Under the Law concession agreements may be concluded not only with respect to consumer waste management objects (as was the case in the initial version of the Law on Concession Agreements), but in relation to all waste management facilities, including those handling industrial waste. This new provision, together with the recent introduction of producer/importer responsibility for the recycling of waste (on which we previously reported), create a framework for attracting investments into waste management industry.
With the introduction of the concept of PFI the Law will undoubtedly encourage investments in the infrastructure market and the conclusion of more concession agreements in Russia. Improving the bankability of new projects by removing certain restrictive provisions will also play a role in this development and bring concession agreements under Russian law closer to international standards through the introduction of step-in rights and direct agreements.
Furthermore, the Law has extended the applicability of these provisions, which were successfully used in in certain significant industry sectors (such as motorways), to other sectors of PPP and added some new sectors where concession agreements may be used, e.g. industrial waste management.

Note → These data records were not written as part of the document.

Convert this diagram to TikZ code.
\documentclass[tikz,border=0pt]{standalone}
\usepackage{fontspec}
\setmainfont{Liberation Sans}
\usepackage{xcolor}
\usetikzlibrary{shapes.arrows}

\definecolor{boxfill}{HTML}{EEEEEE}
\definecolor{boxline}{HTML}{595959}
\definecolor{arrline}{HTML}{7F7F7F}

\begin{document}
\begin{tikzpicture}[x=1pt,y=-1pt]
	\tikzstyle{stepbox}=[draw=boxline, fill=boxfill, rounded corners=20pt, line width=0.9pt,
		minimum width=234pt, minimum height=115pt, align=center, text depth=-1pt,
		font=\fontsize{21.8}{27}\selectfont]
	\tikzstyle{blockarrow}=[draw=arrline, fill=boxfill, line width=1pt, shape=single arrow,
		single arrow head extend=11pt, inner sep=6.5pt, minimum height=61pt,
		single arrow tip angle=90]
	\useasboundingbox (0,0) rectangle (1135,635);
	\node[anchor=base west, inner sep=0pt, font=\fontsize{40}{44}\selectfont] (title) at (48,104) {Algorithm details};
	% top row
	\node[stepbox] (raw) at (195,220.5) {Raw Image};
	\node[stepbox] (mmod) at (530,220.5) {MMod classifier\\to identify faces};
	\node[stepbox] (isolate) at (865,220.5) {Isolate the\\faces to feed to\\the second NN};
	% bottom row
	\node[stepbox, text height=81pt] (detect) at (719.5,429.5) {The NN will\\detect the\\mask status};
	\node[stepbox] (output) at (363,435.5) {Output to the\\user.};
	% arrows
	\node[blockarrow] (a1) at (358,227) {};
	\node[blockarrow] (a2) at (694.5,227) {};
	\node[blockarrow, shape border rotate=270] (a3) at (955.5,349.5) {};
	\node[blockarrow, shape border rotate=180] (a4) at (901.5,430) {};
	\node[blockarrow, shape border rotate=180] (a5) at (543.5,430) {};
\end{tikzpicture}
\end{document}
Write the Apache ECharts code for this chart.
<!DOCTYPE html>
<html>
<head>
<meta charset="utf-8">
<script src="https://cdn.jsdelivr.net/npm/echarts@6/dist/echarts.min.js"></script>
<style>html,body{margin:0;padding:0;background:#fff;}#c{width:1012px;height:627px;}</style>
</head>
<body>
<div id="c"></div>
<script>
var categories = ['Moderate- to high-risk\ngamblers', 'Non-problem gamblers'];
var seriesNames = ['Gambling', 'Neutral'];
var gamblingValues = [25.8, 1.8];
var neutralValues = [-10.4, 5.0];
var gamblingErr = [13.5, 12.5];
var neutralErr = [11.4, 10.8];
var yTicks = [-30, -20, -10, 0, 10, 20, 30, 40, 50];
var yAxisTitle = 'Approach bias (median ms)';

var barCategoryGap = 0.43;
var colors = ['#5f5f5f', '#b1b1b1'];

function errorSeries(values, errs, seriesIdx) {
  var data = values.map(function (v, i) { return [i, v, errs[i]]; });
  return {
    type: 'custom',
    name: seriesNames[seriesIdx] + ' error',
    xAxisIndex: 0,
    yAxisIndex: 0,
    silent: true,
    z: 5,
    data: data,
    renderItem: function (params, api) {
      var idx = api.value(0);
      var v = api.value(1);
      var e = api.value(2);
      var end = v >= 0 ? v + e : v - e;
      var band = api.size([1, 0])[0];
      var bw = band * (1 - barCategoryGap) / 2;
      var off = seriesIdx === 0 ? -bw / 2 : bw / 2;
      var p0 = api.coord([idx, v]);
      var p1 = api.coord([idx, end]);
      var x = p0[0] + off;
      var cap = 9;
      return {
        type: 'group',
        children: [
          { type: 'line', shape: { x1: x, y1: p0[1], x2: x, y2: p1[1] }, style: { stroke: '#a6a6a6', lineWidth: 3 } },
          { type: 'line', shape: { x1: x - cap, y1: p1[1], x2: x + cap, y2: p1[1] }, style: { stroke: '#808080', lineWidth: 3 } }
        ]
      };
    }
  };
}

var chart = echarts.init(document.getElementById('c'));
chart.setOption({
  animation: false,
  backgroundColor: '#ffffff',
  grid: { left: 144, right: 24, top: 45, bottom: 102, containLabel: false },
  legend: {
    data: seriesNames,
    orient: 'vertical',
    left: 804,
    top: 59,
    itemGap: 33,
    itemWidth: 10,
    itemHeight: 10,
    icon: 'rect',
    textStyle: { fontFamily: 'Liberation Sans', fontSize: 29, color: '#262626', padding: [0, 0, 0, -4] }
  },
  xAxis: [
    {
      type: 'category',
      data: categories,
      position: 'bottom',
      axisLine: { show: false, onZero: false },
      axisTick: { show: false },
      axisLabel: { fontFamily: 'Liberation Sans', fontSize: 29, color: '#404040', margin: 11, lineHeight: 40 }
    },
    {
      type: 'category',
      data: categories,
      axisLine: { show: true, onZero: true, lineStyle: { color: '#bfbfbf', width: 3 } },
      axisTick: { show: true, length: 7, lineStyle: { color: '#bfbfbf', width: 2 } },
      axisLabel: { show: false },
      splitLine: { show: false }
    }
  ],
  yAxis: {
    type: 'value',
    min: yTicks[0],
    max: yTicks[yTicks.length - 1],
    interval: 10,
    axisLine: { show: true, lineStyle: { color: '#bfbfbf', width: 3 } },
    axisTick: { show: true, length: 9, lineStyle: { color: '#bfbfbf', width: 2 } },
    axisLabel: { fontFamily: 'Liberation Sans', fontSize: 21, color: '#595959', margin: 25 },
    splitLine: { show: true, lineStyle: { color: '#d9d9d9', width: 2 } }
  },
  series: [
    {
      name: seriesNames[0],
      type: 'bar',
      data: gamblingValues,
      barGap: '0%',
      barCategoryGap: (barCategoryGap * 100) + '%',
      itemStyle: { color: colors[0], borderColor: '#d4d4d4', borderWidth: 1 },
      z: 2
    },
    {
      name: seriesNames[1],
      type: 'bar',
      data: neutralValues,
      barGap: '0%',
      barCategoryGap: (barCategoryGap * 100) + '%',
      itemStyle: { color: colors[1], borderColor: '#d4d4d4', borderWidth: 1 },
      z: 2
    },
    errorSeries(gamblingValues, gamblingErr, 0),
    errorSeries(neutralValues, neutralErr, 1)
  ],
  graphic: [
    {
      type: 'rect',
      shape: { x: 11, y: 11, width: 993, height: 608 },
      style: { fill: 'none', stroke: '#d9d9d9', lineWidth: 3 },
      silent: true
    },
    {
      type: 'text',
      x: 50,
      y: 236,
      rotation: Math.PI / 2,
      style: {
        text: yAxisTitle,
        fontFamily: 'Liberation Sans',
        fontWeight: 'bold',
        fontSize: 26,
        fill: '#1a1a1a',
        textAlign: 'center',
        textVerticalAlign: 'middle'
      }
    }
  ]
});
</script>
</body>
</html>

These amendments together with recent high-level political decisions to privatise or conclude concession agreements in respect of all public utilities facilities (including those that are currently operated inefficiently by state or municipal enterprises) as well as the recent introduction of long-term tariffs, create an opportunity for entering into or expanding on the Russian infrastructure market. In order to seize this opportunity, which may not last, investors, operators and other market players should act now without delaying their decision.